(TASK INPUT)
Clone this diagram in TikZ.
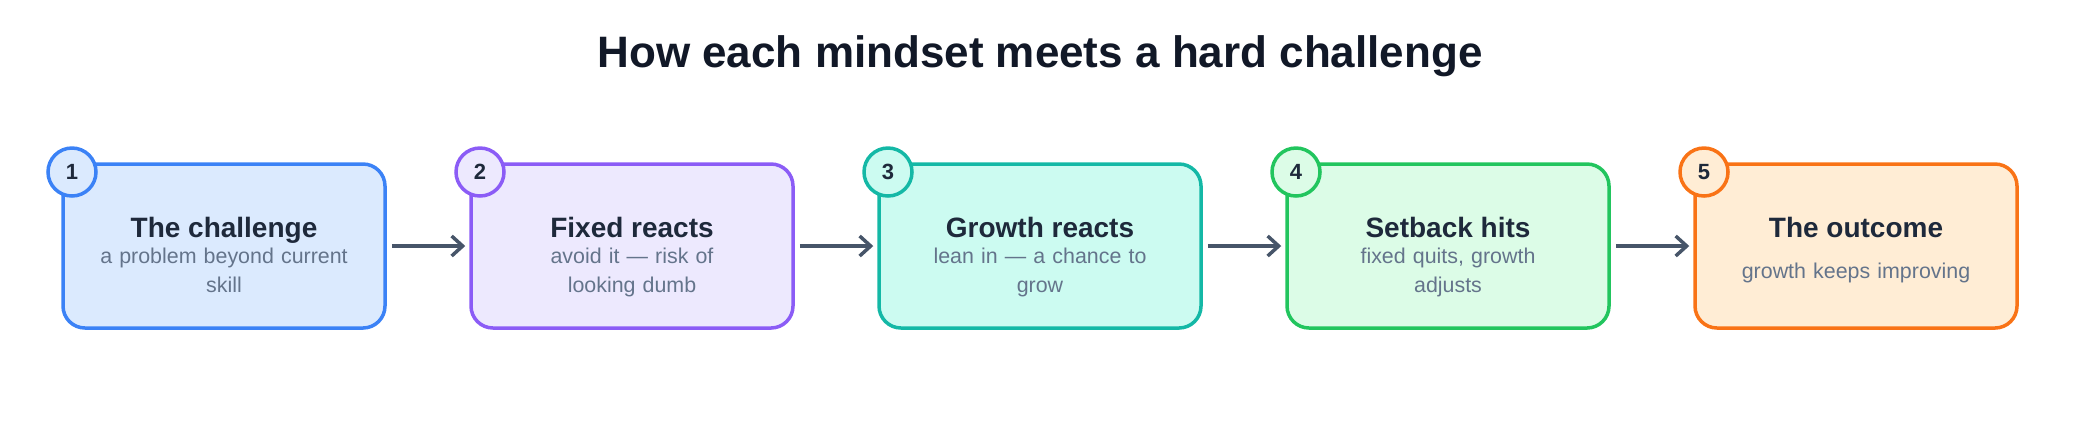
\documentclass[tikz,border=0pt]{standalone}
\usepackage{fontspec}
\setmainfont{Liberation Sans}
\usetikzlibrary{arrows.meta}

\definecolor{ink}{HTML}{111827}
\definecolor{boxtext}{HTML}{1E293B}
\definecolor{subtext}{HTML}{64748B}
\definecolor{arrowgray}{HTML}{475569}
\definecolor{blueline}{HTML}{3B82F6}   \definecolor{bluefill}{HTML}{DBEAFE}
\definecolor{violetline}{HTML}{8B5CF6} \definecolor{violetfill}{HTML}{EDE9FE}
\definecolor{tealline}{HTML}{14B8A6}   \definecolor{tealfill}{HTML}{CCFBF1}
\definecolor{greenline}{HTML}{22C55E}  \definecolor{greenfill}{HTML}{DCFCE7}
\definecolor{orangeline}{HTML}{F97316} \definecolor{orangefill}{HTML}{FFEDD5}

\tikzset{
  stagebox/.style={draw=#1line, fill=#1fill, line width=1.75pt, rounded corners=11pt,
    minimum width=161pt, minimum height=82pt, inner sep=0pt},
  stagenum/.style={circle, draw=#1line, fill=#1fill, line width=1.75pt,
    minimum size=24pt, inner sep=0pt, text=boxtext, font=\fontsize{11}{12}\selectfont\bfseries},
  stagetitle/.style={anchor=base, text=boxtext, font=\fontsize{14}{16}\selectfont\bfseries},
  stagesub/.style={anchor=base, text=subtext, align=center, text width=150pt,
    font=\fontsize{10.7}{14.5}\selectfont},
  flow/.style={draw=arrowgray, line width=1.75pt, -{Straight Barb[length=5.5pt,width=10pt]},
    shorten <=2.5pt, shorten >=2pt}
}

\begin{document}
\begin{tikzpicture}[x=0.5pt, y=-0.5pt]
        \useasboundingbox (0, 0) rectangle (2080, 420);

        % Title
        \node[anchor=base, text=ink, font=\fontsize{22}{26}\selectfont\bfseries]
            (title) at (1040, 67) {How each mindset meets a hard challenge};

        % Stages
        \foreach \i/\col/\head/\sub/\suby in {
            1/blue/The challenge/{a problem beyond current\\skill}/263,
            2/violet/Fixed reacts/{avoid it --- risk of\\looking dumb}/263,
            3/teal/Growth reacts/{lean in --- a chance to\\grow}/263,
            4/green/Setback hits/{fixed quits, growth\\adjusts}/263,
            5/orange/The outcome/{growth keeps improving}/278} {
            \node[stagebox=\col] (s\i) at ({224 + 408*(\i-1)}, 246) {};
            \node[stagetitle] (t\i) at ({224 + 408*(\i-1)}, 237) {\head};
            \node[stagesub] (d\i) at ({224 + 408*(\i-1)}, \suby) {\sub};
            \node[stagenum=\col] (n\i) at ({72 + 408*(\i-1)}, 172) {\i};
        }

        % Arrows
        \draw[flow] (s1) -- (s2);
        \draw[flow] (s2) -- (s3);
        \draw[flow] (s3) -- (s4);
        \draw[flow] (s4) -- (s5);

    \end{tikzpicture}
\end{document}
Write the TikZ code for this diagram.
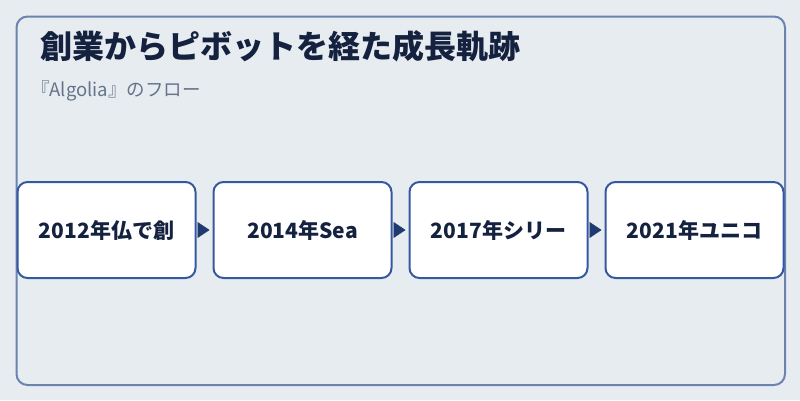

(EXERCISE REQUIREMENTS) Apart from the pictures, the entries above are to be repeated in full and exactly.

(FINISHED TASK)
Clone this diagram in TikZ.
\documentclass[tikz,border=0pt]{standalone}
\usepackage{fontspec}
\setmainfont{Liberation Sans}
\usetikzlibrary{arrows.meta}

\definecolor{ink}{HTML}{111827}
\definecolor{boxtext}{HTML}{1E293B}
\definecolor{subtext}{HTML}{64748B}
\definecolor{arrowgray}{HTML}{475569}
\definecolor{blueline}{HTML}{3B82F6}   \definecolor{bluefill}{HTML}{DBEAFE}
\definecolor{violetline}{HTML}{8B5CF6} \definecolor{violetfill}{HTML}{EDE9FE}
\definecolor{tealline}{HTML}{14B8A6}   \definecolor{tealfill}{HTML}{CCFBF1}
\definecolor{greenline}{HTML}{22C55E}  \definecolor{greenfill}{HTML}{DCFCE7}
\definecolor{orangeline}{HTML}{F97316} \definecolor{orangefill}{HTML}{FFEDD5}

\tikzset{
  stagebox/.style={draw=#1line, fill=#1fill, line width=1.75pt, rounded corners=11pt,
    minimum width=161pt, minimum height=82pt, inner sep=0pt},
  stagenum/.style={circle, draw=#1line, fill=#1fill, line width=1.75pt,
    minimum size=24pt, inner sep=0pt, text=boxtext, font=\fontsize{11}{12}\selectfont\bfseries},
  stagetitle/.style={anchor=base, text=boxtext, font=\fontsize{14}{16}\selectfont\bfseries},
  stagesub/.style={anchor=base, text=subtext, align=center, text width=150pt,
    font=\fontsize{10.7}{14.5}\selectfont},
  flow/.style={draw=arrowgray, line width=1.75pt, -{Straight Barb[length=5.5pt,width=10pt]},
    shorten <=2.5pt, shorten >=2pt}
}

\begin{document}
\begin{tikzpicture}[x=0.5pt, y=-0.5pt]
        \useasboundingbox (0, 0) rectangle (2080, 420);

        % Title
        \node[anchor=base, text=ink, font=\fontsize{22}{26}\selectfont\bfseries]
            (title) at (1040, 67) {How each mindset meets a hard challenge};

        % Stages
        \foreach \i/\col/\head/\sub/\suby in {
            1/blue/The challenge/{a problem beyond current\\skill}/263,
            2/violet/Fixed reacts/{avoid it --- risk of\\looking dumb}/263,
            3/teal/Growth reacts/{lean in --- a chance to\\grow}/263,
            4/green/Setback hits/{fixed quits, growth\\adjusts}/263,
            5/orange/The outcome/{growth keeps improving}/278} {
            \node[stagebox=\col] (s\i) at ({224 + 408*(\i-1)}, 246) {};
            \node[stagetitle] (t\i) at ({224 + 408*(\i-1)}, 237) {\head};
            \node[stagesub] (d\i) at ({224 + 408*(\i-1)}, \suby) {\sub};
            \node[stagenum=\col] (n\i) at ({72 + 408*(\i-1)}, 172) {\i};
        }

        % Arrows
        \draw[flow] (s1) -- (s2);
        \draw[flow] (s2) -- (s3);
        \draw[flow] (s3) -- (s4);
        \draw[flow] (s4) -- (s5);

    \end{tikzpicture}
\end{document}
Write the TikZ code for this diagram.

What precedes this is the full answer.